Habe mir Apache 2.2.11 installiert. dazu MySQL, PHP und phpMyAdmin.

XAMPP wollte ich nicht, obwohl es für Einsteiger bestimmt gut ist.

Meine Vorgehensweise:

Habe phpMyAdmin installiert.
Dann die config.inc.php mittel Editor angelegt

Nun aber zu meinem Problem.

Nun wollte ich über http://localhost/phpmyadmin das webbasierte Programm starten.
Bekomme a ber eine Fehlermeldung. Seite konnte nicht gefunden werden. Was habe ich nur falsch gemacht?

Über eure Hilfe würde ich mich freuen.

Gruß
php_neuling


----------



## djbergo (24. März 2009)

in der Config vom Apache musst du auch den Pfad eintragen, wo du den Ordner httpdocs hast. Oder anders herum, phpmyadmin muss im Ordner httpdocs.

Im Normalfall ist der Ordner in: C:/Programme/Apache/httpdocs



Kleine Info für die Zukunft: Für diese Art Frage bist du im Falschen Forum. Dafür ist das Forum: Hosting & Webserver und nicht PHP


----------



## php_neuling (24. März 2009)

Hallo DJBergo,

danke für den Hinweis das ich im falschen Forum bin.
Könnte mich der Admin freundlicherweise ins richtige verschieben - Danke

Nun zu deiner Antwort.

Aus Sicherheitsgründen sollte man phpmyadmin ausserhalb des Wurzelverzeichnisses voon Apache installieren. Das habe ich auch getan und leutet ein.

Nur weiss ich nicht wo ich die Verlinkung eintragen soll.
In der Datei httpd.conf. Aber unter welche Direktive und wie muss der Eintrag lauten.

danke und gruß


----------



## djbergo (25. März 2009)

Ich denke mal, dass du dein "Server" nur für Testzwecke nutzt und daher kannst du phpMyAdmin schon ins webverzeichnis kopieren.

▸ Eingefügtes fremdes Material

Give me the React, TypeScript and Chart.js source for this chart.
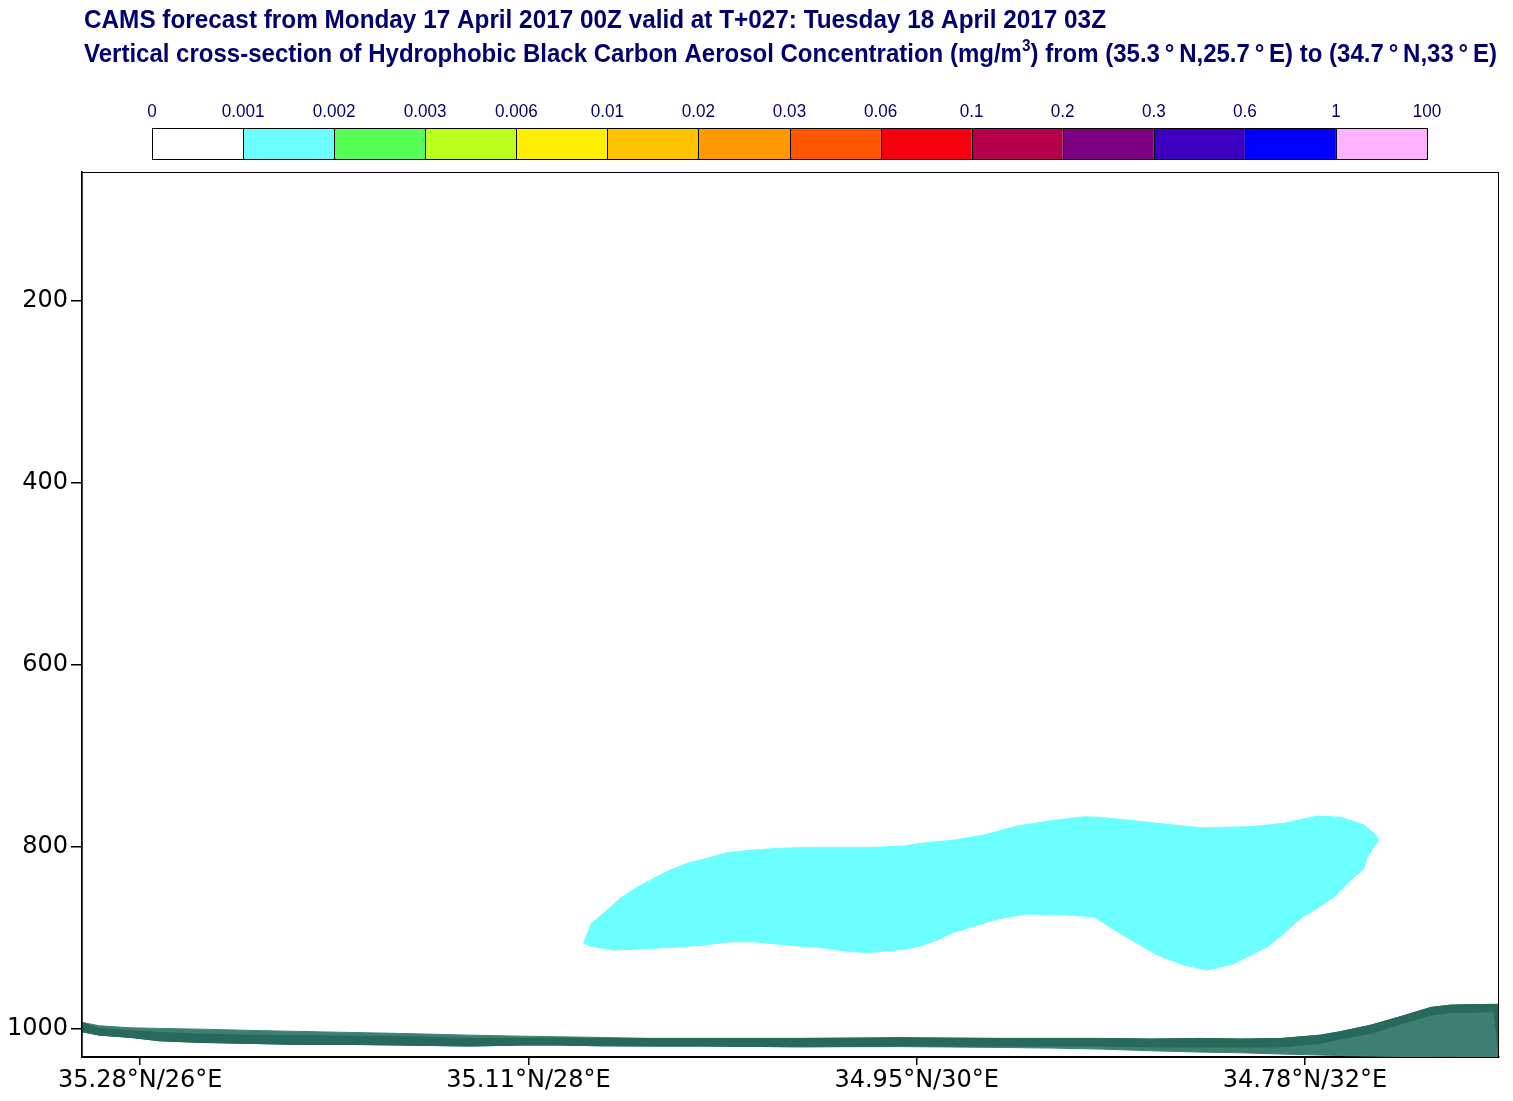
import React, { useEffect, useRef } from "react";
import { Chart, registerables } from "chart.js";

Chart.register(...registerables);

// ---------- text ----------
const titleLine1 = "CAMS forecast from Monday 17 April 2017 00Z valid at T+027: Tuesday 18 April 2017 03Z";
const titleLine2a = "Vertical cross-section of Hydrophobic Black Carbon Aerosol Concentration (mg/m";
const titleLine2sup = "3";
const titleLine2b = ") from (35.3\u2009°\u2009N,25.7\u2009°\u2009E) to (34.7\u2009°\u2009N,33\u2009°\u2009E)";

// ---------- colour bar ----------
const colorbarLabels = ["0", "0.001", "0.002", "0.003", "0.006", "0.01", "0.02", "0.03", "0.06", "0.1", "0.2", "0.3", "0.6", "1", "100"];
const colorbarColors = [
  "#ffffff", "#6bffff", "#55ff55", "#bbff1e", "#ffee00", "#ffc300", "#ff9900",
  "#ff5500", "#f5000f", "#b5004a", "#7d0082", "#3e00c0", "#0000ff", "#ffb3ff",
];

// ---------- axes ----------
const xTickValues = [26, 28, 30, 32];
const xTickLabels = ["35.28°N/26°E", "35.11°N/28°E", "34.95°N/30°E", "34.78°N/32°E"];
const yTickValues = [200, 400, 600, 800, 1000];

// ---------- plume (0.001–0.002 mg/m3 contour) ----------
const plumeTopLon = [28.284, 28.324, 28.387, 28.473, 28.559, 28.662, 28.731, 28.817, 28.937, 29.023, 29.16, 29.281, 29.418, 29.762, 29.933, 30.02, 30.191, 30.346, 30.518, 30.69, 30.861, 30.947, 31.119, 31.291, 31.463, 31.721, 31.892, 32.064, 32.185, 32.305, 32.356, 32.382];
const plumeTopP = [905.8, 883.8, 872.8, 856.3, 844.2, 832.6, 825.2, 817.9, 811.3, 806.2, 803.3, 801.4, 800.3, 800.3, 798.9, 795.9, 792.3, 786.8, 776.9, 771.1, 766.7, 767.3, 771.1, 775.0, 778.7, 777.6, 773.9, 765.9, 767.3, 775.8, 784.9, 792.3];
const plumeBottomLon = [28.284, 28.334, 28.437, 28.559, 28.731, 28.901, 29.04, 29.159, 29.332, 29.504, 29.624, 29.745, 29.848, 29.932, 30.02, 30.106, 30.174, 30.312, 30.432, 30.569, 30.776, 30.913, 31.033, 31.137, 31.24, 31.377, 31.497, 31.549, 31.635, 31.721, 31.807, 31.892, 31.978, 32.064, 32.15, 32.236, 32.301, 32.322, 32.356, 32.382];
const plumeBottomP = [905.8, 909.5, 913.1, 912.0, 910.2, 907.7, 904.0, 904.0, 907.7, 910.2, 913.9, 916.1, 913.9, 912.4, 908.7, 902.2, 894.8, 885.7, 878.3, 873.6, 874.7, 876.6, 893.0, 905.8, 918.6, 929.6, 935.1, 932.6, 927.8, 918.6, 909.5, 894.8, 878.3, 867.3, 854.6, 836.2, 824.5, 810.6, 799.6, 792.3];

// ---------- terrain ----------
const terrainLon = [25.7, 25.79, 25.95, 26.1, 26.31, 26.57, 26.82, 27.08, 27.34, 27.7, 27.96, 28.16, 28.37, 28.63, 28.89, 29.4, 29.92, 30.43, 30.69, 30.95, 31.21, 31.46, 31.67, 31.88, 31.98, 32.08, 32.18, 32.34, 32.49, 32.65, 32.75, 32.96, 32.975, 33.0];
const terrainLightTop = [992.6, 996.3, 998.5, 999.2, 1000.0, 1001.4, 1002.5, 1003.6, 1004.7, 1006.6, 1007.7, 1008.4, 1009.1, 1010.2, 1010.2, 1010.2, 1009.5, 1010.2, 1010.2, 1010.2, 1010.9, 1010.2, 1010.9, 1010.2, 1008.4, 1006.6, 1002.9, 995.6, 986.4, 976.1, 973.6, 972.8, 972.8, 972.8];
const terrainDarkTop = [992.6, 999.2, 1001.8, 1003.6, 1005.5, 1006.6, 1007.3, 1007.7, 1008.4, 1010.2, 1010.2, 1010.2, 1010.2, 1010.2, 1010.2, 1010.2, 1009.5, 1010.2, 1010.2, 1010.2, 1010.9, 1010.2, 1010.9, 1010.2, 1008.4, 1006.6, 1002.9, 995.6, 986.4, 976.1, 973.6, 972.8, 972.8, 972.8];
const terrainDarkBottom = [1002.9, 1006.6, 1009.1, 1012.8, 1014.6, 1015.7, 1016.8, 1016.8, 1017.5, 1018.6, 1017.5, 1017.5, 1018.3, 1018.6, 1018.6, 1019.4, 1018.6, 1018.6, 1018.6, 1018.6, 1019.4, 1019.7, 1019.7, 1019.4, 1017.5, 1015.7, 1010.9, 1004.7, 994.5, 984.6, 981.6, 980.9, 980.9, 1031.0];
const terrainLightBottom = [1002.9, 1006.6, 1009.1, 1012.8, 1014.6, 1015.7, 1016.8, 1016.8, 1017.5, 1018.6, 1017.5, 1017.5, 1018.3, 1018.6, 1018.6, 1019.4, 1019.2, 1020.1, 1020.8, 1021.9, 1023.8, 1025.2, 1026.0, 1027.4, 1027.9, 1028.5, 1029.0, 1029.6, 1030.0, 1030.2, 1030.4, 1031.0, 1031.0, 1031.0];

const W = 1513;
const H = 1101;

function polygon(topLon: number[], topP: number[], botLon: number[], botP: number[]) {
  const pts = topLon.map((x, i) => ({ x, y: topP[i] }));
  for (let i = botLon.length - 1; i >= 0; i--) pts.push({ x: botLon[i], y: botP[i] });
  return pts;
}

const headerPlugin = {
  id: "header",
  afterDraw(chart: any) {
    const ctx = chart.ctx as CanvasRenderingContext2D;
    const navy = "#00006e";
    ctx.save();
    ctx.fillStyle = navy;
    ctx.textBaseline = "alphabetic";
    ctx.textAlign = "left";

    // Title line 1
    ctx.font = "bold 25px 'Liberation Sans'";
    const w1 = ctx.measureText(titleLine1).width;
    const s1 = (1106 - 84) / w1;
    ctx.save();
    ctx.translate(84, 28);
    ctx.scale(s1, 1);
    ctx.fillText(titleLine1, 0, 0);
    ctx.restore();

    // Title line 2 with superscript
    ctx.font = "bold 25px 'Liberation Sans'";
    const wa = ctx.measureText(titleLine2a).width;
    const wb = ctx.measureText(titleLine2b).width;
    ctx.font = "bold 16px 'Liberation Sans'";
    const ws = ctx.measureText(titleLine2sup).width;
    const s2 = (1497 - 84) / (wa + wb + ws);
    ctx.save();
    ctx.translate(84, 62);
    ctx.scale(s2, 1);
    ctx.font = "bold 25px 'Liberation Sans'";
    ctx.fillText(titleLine2a, 0, 0);
    ctx.font = "bold 16px 'Liberation Sans'";
    ctx.fillText(titleLine2sup, wa, -11);
    ctx.font = "bold 25px 'Liberation Sans'";
    ctx.fillText(titleLine2b, wa + ws, 0);
    ctx.restore();

    // Colour bar
    const x0 = 152;
    const x1 = 1427;
    const top = 128;
    const h = 31;
    const n = colorbarColors.length;
    const bw = (x1 - x0) / n;
    for (let i = 0; i < n; i++) {
      ctx.fillStyle = colorbarColors[i];
      ctx.fillRect(x0 + i * bw, top, bw, h);
    }
    ctx.strokeStyle = "#000";
    ctx.lineWidth = 1;
    for (let i = 0; i <= n; i++) {
      const x = Math.round(x0 + i * bw) + 0.5;
      ctx.beginPath();
      ctx.moveTo(x, top);
      ctx.lineTo(x, top + h);
      ctx.stroke();
    }
    ctx.strokeRect(x0 + 0.5, top + 0.5, x1 - x0, h);

    ctx.fillStyle = navy;
    ctx.font = "18px 'Liberation Sans'";
    ctx.textAlign = "center";
    for (let i = 0; i < colorbarLabels.length; i++) {
      const x = x0 + i * bw;
      ctx.save();
      ctx.translate(x, 117);
      ctx.scale(0.95, 1);
      ctx.fillText(colorbarLabels[i], 0, 0);
      ctx.restore();
    }

    // Plot frame
    const a = chart.chartArea;
    ctx.strokeStyle = "#000";
    ctx.lineWidth = 1;
    ctx.strokeRect(a.left, a.top + 0.5, a.right - a.left - 0.5, a.bottom - a.top);
    ctx.restore();
  },
};

export default function App() {
  const ref = useRef<HTMLCanvasElement | null>(null);

  useEffect(() => {
    document.body.style.margin = "0";
    const canvas = ref.current;
    if (!canvas) return;

    const darkColor = "#27695a";
    const lightColor = "#3e806f";
    const cyan = "#6bffff";

    const chart = new Chart(canvas, {
      type: "line",
      data: {
        datasets: [
          {
            data: polygon(terrainLon, terrainDarkTop, terrainLon, terrainDarkBottom),
            backgroundColor: darkColor,
            borderColor: darkColor,
            borderWidth: 1,
            fill: "shape",
            pointRadius: 0,
            tension: 0,
          },
          {
            data: polygon(terrainLon, terrainLightTop, terrainLon, terrainLightBottom),
            backgroundColor: lightColor,
            borderColor: lightColor,
            borderWidth: 1,
            fill: "shape",
            pointRadius: 0,
            tension: 0,
          },
          {
            data: polygon(plumeTopLon, plumeTopP, plumeBottomLon, plumeBottomP),
            backgroundColor: cyan,
            borderColor: cyan,
            borderWidth: 1,
            fill: "shape",
            pointRadius: 0,
            tension: 0,
          },
        ],
      } as any,
      options: {
        responsive: false,
        animation: false,
        parsing: false,
        normalized: false,
        layout: { padding: { top: 172, right: 14, left: 0, bottom: 0 } },
        plugins: {
          legend: { display: false },
          title: { display: false },
          tooltip: { enabled: false },
        },
        scales: {
          x: {
            type: "linear",
            min: 25.7,
            max: 33.0,
            afterBuildTicks: (s: any) => {
              s.ticks = xTickValues.map((v) => ({ value: v }));
            },
            afterFit: (s: any) => {
              s.height = 44;
            },
            ticks: {
              autoSkip: false,
              maxRotation: 0,
              padding: 1,
              color: "#000",
              font: { family: "'DejaVu Sans'", size: 24 },
              callback: (v: any) => {
                const i = xTickValues.indexOf(Number(v));
                return i >= 0 ? xTickLabels[i] : "";
              },
            },
            grid: { drawOnChartArea: false, tickLength: 8, color: "#000", lineWidth: 1.5 },
            border: { color: "#000", width: 1.5 },
          },
          y: {
            type: "linear",
            reverse: true,
            min: 58.3,
            max: 1030.6,
            afterBuildTicks: (s: any) => {
              s.ticks = yTickValues.map((v) => ({ value: v }));
            },
            afterFit: (s: any) => {
              s.width = 82;
            },
            ticks: {
              autoSkip: false,
              padding: 3,
              color: "#000",
              font: { family: "'DejaVu Sans'", size: 24 },
              callback: (v: any) => String(v),
            },
            grid: { drawOnChartArea: false, tickLength: 11, color: "#000", lineWidth: 1.5 },
            border: { color: "#000", width: 1.5 },
          },
        },
      } as any,
      plugins: [headerPlugin],
    });

    return () => chart.destroy();
  }, []);

  return (
    <div style={{ width: W, height: H, position: "relative", background: "#fff" }}>
      <canvas ref={ref} width={W} height={H} style={{ display: "block", width: W, height: H }} />
    </div>
  );
}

Bei Google hab ich mal nach einem Tutorial gesucht und egal, welches ich mir angesehen habe, bei JEDEM Tutorial wird phpMyAdmin ins Webverzeichnis kopiert.




> Quelle: vBulletin Germany
> 
> 3)phpMyAdmin ins Root-Verzeichnis (D:\web\Apache\htdocs) entpacken und den Ordner "phpMyAdmin-2.6.1" in "phpmyadmin(oder anders)" umbenennen. Wenn du ein anderes Root-Verzeichnis in der httpd.conf eingestellt hast dann bitte dort hin.
> 
> ...




Aber nun erstmal zurück zu deiner Frage.

Das Webverzeichnis kannst du in der httpd.conf unter VirtualHost ändern.



> <VirtualHost _default_:*>
> # Haupt-Webverzeichnis ggf. anpassen
> DocumentRoot /var/www/htdocs-all
> </VirtualHost>


----------